- [Exercise task] From the entries below, copy exactly the lines from the one that contains "Recreate this image" through the one that contains "import seaborn as sns", both included, and only those.
╭──
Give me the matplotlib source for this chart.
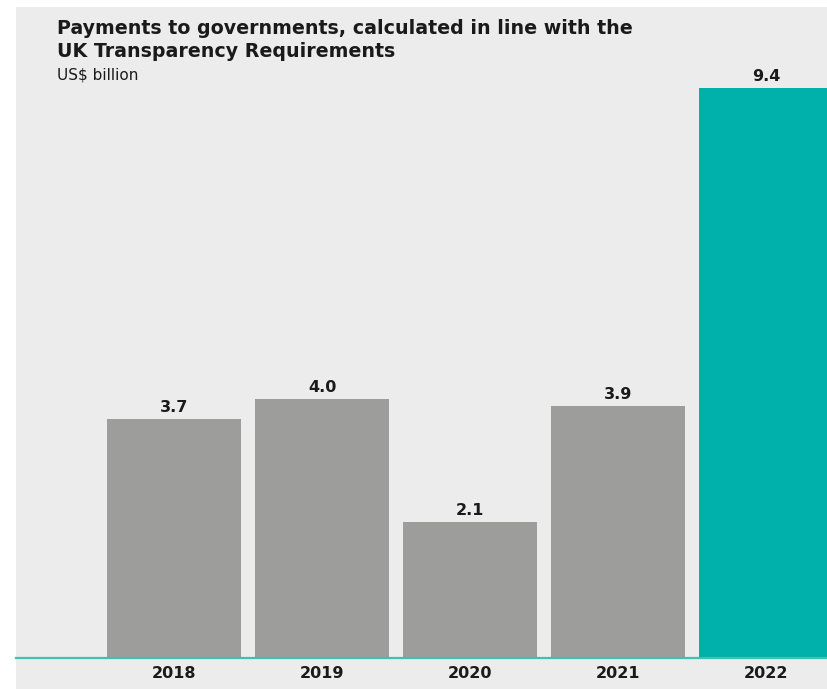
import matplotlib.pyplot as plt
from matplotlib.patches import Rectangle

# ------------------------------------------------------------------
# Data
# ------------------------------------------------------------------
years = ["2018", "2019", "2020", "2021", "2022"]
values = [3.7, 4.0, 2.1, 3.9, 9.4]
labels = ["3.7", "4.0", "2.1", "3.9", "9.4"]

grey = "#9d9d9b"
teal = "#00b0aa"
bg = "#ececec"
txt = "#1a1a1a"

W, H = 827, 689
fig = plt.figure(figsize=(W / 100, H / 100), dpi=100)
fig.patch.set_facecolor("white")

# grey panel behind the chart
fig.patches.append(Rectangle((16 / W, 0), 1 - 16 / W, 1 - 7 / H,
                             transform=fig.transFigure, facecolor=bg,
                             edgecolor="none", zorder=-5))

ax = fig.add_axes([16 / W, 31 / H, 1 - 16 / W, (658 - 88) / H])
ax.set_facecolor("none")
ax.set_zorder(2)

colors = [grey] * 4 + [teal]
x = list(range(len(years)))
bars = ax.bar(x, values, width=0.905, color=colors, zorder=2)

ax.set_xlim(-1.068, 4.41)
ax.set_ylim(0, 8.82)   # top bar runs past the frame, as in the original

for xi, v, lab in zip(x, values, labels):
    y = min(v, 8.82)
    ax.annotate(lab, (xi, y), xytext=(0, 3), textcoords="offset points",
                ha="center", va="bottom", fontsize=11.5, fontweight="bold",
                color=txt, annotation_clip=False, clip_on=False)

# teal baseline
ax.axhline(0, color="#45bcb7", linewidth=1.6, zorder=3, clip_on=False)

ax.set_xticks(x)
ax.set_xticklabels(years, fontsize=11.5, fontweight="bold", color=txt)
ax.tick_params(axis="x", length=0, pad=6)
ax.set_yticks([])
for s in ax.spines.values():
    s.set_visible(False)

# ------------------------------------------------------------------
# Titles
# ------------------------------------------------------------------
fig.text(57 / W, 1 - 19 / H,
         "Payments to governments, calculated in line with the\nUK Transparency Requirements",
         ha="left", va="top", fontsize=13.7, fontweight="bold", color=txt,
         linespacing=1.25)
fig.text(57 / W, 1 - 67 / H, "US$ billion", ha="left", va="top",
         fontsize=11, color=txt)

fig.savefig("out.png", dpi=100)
╰──
╭──
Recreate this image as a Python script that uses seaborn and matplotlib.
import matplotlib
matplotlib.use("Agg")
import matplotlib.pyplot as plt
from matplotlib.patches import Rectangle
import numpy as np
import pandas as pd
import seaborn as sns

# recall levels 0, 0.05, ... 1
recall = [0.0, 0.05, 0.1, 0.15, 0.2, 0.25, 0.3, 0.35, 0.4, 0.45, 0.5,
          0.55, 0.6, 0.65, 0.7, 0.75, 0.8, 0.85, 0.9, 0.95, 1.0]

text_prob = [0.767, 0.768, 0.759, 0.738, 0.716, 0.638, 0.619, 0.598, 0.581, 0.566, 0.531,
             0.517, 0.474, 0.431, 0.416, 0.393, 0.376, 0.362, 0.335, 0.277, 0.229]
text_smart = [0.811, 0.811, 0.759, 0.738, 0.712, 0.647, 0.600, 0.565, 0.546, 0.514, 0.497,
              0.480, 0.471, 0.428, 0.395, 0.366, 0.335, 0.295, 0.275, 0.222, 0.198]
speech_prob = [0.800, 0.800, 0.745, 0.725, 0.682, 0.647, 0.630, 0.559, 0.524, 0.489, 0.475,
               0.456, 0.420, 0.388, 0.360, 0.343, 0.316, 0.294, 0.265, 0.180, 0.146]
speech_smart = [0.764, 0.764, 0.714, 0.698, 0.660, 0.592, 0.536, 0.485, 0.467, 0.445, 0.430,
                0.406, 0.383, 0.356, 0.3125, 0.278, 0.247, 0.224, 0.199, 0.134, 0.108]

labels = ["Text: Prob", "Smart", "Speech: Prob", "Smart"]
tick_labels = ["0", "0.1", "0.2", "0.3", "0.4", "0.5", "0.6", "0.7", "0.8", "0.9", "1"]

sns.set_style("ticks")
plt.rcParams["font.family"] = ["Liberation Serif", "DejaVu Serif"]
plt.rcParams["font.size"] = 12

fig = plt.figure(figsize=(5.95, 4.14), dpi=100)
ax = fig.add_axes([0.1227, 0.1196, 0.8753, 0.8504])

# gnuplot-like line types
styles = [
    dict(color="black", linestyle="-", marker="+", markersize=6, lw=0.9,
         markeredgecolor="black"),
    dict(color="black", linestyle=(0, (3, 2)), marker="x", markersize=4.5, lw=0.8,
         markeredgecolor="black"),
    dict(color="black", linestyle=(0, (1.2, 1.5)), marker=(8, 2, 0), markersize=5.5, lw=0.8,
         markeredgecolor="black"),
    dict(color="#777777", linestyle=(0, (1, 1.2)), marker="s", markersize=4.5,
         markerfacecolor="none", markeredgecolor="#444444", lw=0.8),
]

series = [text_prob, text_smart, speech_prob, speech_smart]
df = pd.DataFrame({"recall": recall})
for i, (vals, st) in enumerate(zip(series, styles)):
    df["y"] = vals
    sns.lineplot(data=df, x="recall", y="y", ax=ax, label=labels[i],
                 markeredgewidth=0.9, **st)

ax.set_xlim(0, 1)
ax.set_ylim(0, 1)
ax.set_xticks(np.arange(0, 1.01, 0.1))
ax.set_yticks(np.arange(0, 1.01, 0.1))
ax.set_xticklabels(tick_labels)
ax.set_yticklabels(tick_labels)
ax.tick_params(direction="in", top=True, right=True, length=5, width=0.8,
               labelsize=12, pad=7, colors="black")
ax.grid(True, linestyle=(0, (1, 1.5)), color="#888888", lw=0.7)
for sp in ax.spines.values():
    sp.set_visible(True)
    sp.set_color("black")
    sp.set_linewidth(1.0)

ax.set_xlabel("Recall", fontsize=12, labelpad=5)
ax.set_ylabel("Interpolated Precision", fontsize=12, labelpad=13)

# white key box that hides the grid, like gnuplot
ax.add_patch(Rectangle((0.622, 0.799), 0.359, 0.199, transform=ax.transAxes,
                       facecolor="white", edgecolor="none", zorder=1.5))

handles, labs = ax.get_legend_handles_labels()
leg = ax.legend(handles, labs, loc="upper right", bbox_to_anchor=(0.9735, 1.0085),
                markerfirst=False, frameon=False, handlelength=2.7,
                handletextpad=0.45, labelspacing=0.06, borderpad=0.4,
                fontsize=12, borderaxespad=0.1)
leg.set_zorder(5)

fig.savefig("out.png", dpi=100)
╰──
╭──
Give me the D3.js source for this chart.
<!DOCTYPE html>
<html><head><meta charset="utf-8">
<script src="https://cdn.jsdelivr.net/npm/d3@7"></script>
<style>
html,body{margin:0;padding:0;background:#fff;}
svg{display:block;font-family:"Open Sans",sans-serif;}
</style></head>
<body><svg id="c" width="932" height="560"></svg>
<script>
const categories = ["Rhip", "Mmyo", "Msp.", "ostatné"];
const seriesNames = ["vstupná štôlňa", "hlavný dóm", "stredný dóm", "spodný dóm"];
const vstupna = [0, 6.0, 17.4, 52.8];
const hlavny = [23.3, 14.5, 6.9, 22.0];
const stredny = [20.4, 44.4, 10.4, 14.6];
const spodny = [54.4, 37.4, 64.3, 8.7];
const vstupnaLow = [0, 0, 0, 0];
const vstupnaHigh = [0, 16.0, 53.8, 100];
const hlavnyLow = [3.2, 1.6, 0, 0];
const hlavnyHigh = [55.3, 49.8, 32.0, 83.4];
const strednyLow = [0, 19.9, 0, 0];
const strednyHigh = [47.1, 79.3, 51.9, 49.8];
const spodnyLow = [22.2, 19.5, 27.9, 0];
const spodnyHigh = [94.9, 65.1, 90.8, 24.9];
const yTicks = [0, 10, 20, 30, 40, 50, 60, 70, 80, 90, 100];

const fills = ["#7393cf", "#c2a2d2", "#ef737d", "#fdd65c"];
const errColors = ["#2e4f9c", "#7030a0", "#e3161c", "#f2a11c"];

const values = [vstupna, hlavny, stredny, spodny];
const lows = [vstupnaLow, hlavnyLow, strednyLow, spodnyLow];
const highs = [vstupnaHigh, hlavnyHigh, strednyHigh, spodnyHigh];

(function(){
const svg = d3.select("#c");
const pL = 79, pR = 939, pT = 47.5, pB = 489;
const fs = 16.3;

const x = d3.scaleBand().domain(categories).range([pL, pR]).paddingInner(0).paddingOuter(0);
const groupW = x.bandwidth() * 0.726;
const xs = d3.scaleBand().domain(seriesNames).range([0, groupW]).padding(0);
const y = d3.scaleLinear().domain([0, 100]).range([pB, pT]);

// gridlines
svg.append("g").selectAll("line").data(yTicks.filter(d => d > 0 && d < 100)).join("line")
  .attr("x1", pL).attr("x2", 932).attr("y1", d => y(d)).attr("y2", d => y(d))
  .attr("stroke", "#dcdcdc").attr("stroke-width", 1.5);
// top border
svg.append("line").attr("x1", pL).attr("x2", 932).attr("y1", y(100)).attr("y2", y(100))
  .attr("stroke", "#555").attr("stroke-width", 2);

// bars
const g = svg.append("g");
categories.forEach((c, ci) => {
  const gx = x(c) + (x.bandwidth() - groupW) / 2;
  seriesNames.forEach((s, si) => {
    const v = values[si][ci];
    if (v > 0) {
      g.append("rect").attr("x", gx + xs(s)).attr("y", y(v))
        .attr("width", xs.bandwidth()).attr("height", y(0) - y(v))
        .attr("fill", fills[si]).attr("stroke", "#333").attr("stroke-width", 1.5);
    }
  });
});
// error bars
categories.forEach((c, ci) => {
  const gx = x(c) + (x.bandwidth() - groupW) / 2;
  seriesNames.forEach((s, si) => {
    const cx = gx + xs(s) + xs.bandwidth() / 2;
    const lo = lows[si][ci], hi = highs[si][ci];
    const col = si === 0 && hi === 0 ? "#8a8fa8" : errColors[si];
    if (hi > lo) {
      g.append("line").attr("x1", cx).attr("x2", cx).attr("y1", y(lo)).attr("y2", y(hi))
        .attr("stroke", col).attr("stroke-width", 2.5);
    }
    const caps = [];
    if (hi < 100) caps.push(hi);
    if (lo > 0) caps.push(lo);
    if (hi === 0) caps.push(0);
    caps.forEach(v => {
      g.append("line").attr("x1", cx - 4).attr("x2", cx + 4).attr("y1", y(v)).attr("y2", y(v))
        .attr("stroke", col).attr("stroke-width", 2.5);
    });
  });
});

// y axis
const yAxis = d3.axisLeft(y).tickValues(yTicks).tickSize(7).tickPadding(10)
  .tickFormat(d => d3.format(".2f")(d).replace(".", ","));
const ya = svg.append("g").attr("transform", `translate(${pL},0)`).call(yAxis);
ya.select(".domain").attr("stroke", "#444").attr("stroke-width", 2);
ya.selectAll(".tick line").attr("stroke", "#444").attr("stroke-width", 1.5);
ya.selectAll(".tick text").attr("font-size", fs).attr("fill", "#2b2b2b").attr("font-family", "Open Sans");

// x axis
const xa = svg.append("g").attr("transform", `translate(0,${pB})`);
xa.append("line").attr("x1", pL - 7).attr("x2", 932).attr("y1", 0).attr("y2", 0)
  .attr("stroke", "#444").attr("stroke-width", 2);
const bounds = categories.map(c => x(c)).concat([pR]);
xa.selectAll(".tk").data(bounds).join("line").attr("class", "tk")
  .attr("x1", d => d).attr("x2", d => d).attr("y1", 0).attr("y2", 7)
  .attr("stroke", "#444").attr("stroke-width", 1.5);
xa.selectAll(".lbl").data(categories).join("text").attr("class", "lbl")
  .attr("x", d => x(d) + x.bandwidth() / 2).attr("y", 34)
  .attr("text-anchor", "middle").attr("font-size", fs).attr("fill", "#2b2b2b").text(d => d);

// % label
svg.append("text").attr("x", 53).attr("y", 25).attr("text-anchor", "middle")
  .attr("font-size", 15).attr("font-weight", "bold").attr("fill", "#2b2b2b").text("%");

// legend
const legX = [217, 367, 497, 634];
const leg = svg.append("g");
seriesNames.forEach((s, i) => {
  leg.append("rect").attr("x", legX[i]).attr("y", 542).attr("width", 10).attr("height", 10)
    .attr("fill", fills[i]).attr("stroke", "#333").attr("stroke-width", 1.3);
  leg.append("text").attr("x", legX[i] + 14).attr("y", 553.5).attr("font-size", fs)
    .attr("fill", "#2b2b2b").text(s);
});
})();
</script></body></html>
╰──
- [Finished exercise]
Recreate this image as a Python script that uses seaborn and matplotlib.
import matplotlib
matplotlib.use("Agg")
import matplotlib.pyplot as plt
from matplotlib.patches import Rectangle
import numpy as np
import pandas as pd
import seaborn as sns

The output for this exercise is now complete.